# START OF Stored data

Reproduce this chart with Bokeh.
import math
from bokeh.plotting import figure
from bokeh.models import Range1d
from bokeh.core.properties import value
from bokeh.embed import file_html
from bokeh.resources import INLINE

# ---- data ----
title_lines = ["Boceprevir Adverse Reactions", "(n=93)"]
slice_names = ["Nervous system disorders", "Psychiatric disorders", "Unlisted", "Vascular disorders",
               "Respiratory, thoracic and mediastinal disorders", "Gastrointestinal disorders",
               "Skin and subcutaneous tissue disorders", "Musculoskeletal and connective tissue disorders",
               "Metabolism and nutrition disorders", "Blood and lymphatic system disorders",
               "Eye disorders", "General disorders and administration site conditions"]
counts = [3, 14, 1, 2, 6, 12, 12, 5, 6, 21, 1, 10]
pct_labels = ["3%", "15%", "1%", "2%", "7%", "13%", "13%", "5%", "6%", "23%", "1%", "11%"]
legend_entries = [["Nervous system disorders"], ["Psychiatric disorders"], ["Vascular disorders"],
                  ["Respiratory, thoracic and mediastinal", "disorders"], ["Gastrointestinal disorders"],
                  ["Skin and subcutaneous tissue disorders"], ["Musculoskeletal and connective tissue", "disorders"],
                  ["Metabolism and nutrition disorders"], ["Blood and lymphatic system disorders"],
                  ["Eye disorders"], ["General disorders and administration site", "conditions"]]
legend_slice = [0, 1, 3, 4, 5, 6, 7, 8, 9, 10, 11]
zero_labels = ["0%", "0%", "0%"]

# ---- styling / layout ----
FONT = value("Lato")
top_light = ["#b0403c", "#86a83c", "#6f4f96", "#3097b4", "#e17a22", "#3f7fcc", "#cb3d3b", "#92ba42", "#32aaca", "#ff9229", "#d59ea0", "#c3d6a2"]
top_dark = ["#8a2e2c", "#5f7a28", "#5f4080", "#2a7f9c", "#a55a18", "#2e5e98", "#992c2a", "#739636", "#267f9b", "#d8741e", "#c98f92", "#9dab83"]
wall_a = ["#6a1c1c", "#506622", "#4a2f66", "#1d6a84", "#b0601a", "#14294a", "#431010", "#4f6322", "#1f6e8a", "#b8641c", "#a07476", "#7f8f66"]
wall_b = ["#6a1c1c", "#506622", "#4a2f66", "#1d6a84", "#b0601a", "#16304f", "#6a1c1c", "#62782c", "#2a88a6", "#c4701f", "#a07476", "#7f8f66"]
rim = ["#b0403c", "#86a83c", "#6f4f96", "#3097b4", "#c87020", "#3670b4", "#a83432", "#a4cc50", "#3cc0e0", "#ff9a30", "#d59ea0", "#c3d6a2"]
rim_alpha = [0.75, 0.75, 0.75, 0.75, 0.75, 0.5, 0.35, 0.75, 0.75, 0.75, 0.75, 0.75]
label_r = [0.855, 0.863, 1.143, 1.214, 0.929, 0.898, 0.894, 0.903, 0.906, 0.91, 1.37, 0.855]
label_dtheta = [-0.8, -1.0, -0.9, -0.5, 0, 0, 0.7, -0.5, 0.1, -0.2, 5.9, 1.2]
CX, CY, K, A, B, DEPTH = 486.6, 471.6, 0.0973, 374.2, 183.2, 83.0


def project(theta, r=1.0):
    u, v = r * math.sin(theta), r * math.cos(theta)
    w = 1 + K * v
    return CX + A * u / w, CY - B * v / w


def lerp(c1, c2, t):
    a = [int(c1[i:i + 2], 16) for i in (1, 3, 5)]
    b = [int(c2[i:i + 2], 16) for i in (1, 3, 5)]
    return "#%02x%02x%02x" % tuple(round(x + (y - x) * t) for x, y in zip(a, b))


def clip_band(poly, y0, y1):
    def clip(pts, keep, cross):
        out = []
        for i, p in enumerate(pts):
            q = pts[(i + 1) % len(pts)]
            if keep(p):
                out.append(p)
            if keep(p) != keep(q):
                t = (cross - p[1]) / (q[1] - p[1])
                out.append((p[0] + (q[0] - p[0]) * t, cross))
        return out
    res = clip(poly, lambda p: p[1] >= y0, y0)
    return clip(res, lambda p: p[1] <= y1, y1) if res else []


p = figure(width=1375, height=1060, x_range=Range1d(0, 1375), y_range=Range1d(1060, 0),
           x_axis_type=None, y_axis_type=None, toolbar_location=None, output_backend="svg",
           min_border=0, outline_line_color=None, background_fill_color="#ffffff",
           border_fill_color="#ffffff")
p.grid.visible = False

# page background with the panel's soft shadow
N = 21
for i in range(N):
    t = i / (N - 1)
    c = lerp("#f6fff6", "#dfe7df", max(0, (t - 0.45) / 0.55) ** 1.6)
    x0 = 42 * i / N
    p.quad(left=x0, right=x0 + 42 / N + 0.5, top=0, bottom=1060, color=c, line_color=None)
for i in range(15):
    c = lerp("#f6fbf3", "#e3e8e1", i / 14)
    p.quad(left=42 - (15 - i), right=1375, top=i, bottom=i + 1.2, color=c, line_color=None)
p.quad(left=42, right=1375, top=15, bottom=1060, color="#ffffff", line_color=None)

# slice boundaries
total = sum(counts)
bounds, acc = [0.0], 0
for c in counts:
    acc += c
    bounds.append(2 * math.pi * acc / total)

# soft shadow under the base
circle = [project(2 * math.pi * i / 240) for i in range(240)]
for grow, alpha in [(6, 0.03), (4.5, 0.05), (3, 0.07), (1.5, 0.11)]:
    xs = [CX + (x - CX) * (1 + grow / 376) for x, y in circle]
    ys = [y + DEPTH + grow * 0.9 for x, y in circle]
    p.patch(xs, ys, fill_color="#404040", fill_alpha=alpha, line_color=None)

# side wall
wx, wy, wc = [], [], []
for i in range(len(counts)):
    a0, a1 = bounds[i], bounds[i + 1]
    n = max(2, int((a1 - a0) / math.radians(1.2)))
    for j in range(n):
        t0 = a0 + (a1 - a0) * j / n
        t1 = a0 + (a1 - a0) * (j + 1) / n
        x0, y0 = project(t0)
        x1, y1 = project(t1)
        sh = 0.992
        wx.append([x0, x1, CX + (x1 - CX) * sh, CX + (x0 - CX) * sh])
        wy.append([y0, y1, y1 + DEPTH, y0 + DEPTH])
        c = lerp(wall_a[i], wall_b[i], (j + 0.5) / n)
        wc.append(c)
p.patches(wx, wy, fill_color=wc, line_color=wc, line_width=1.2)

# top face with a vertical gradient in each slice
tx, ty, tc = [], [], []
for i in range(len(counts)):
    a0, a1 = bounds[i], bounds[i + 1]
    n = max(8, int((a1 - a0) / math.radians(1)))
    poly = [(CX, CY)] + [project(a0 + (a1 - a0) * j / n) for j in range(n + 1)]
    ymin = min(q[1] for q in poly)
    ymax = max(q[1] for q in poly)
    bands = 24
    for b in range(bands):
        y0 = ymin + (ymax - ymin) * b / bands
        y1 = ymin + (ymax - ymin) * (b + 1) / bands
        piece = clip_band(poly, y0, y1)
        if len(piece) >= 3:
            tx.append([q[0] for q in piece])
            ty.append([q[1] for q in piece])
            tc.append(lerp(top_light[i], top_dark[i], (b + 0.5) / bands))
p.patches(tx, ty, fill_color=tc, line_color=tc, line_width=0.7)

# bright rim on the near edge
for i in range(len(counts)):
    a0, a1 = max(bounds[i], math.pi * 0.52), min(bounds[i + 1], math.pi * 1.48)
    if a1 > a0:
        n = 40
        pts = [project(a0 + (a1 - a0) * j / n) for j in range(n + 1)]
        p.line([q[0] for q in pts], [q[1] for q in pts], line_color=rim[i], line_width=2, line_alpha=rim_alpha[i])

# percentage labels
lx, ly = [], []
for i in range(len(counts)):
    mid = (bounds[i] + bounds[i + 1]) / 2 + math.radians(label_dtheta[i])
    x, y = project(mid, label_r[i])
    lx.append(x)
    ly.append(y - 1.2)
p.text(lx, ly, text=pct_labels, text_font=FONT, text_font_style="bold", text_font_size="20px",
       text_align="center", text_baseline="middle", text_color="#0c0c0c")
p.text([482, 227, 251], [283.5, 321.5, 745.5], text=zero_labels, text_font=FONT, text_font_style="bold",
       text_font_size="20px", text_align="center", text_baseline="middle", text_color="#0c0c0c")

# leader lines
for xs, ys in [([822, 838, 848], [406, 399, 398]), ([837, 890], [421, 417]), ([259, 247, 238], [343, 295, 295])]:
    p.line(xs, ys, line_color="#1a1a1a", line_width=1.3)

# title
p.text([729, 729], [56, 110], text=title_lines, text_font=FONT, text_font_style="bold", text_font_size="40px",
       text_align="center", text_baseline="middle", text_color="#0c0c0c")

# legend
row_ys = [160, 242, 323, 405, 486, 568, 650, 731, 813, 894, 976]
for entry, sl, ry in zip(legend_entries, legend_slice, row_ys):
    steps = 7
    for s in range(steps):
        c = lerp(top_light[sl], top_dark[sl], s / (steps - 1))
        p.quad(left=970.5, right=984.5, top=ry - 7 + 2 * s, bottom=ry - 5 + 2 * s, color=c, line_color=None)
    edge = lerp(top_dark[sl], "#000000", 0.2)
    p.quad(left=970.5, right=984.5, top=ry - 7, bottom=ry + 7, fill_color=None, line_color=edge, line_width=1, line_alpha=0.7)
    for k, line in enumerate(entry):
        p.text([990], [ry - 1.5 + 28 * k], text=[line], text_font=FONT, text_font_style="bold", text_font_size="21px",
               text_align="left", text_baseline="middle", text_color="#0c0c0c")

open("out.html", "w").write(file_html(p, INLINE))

# END OF Stored data
# START OF Stored data

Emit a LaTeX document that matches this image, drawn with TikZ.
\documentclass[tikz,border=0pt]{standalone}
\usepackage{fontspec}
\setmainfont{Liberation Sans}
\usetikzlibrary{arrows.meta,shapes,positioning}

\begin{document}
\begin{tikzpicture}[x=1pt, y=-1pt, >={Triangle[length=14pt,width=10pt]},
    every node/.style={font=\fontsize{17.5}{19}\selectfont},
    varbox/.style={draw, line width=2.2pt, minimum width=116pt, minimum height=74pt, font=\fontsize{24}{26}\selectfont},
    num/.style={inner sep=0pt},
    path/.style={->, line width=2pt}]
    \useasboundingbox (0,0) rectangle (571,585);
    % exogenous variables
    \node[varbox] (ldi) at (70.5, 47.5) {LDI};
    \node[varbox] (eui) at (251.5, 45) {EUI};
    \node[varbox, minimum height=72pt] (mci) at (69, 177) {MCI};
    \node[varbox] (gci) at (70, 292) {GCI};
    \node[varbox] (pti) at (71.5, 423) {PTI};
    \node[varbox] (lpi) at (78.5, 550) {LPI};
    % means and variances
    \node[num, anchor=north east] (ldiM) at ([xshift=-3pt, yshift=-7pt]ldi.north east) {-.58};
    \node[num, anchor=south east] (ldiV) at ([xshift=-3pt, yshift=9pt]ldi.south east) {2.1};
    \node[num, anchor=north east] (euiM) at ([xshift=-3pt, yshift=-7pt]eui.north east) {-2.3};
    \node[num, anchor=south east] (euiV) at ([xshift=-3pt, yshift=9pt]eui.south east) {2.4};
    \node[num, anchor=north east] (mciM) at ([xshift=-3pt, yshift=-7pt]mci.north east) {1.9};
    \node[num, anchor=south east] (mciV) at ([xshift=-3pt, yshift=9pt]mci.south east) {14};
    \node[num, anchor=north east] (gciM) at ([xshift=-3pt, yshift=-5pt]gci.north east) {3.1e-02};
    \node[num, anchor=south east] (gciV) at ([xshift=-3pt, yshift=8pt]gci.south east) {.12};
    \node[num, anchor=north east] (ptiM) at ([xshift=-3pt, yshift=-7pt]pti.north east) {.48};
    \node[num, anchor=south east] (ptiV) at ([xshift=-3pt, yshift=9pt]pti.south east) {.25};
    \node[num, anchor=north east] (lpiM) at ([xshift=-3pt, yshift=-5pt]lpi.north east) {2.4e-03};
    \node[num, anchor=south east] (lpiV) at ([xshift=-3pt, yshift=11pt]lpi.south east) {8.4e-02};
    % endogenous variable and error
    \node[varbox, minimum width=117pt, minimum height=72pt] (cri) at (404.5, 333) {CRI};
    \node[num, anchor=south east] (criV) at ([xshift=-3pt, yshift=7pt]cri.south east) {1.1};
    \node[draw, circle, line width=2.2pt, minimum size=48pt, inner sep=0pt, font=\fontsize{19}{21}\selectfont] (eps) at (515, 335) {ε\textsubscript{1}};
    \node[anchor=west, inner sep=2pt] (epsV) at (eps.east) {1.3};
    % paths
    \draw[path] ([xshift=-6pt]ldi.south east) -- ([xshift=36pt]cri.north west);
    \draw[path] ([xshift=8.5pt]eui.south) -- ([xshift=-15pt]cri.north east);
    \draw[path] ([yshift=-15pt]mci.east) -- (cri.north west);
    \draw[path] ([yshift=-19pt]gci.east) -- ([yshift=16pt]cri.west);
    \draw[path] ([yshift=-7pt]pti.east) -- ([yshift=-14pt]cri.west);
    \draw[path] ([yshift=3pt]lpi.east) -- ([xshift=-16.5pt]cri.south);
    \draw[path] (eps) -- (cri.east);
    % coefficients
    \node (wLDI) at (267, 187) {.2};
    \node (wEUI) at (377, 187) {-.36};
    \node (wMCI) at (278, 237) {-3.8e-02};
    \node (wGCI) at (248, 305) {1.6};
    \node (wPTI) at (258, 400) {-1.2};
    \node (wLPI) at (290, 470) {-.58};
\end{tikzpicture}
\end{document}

# END OF Stored data
# START OF Stored data

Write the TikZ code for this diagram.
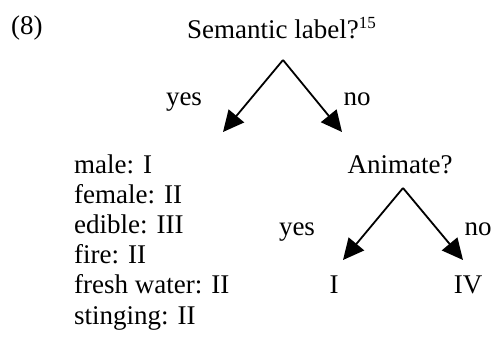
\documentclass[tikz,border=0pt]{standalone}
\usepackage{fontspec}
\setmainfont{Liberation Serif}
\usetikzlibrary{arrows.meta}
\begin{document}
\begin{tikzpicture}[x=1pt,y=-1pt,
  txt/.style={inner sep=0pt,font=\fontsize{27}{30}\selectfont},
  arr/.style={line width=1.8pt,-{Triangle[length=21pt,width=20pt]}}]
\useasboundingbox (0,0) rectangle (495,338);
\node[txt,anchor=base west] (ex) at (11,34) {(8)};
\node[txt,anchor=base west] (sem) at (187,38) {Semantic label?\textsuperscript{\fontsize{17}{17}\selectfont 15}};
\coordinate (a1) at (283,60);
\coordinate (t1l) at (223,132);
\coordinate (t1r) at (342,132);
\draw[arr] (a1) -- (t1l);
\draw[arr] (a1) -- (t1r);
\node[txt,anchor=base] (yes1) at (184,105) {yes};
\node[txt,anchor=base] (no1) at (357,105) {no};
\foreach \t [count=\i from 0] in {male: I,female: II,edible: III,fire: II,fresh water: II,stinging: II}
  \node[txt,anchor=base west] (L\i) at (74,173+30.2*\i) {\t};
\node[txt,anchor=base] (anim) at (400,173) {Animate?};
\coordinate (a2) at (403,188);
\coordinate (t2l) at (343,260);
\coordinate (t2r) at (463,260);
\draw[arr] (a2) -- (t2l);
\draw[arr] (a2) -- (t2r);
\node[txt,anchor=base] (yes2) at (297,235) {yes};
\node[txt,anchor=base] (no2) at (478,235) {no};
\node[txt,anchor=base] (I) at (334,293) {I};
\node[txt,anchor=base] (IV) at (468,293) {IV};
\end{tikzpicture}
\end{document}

# END OF Stored data

Problem:
Copy each line of the listing that contains the string "with".

Answer for the task:
Reproduce this chart with Bokeh.
# page background with the panel's soft shadow
# top face with a vertical gradient in each slice
Emit a LaTeX document that matches this image, drawn with TikZ.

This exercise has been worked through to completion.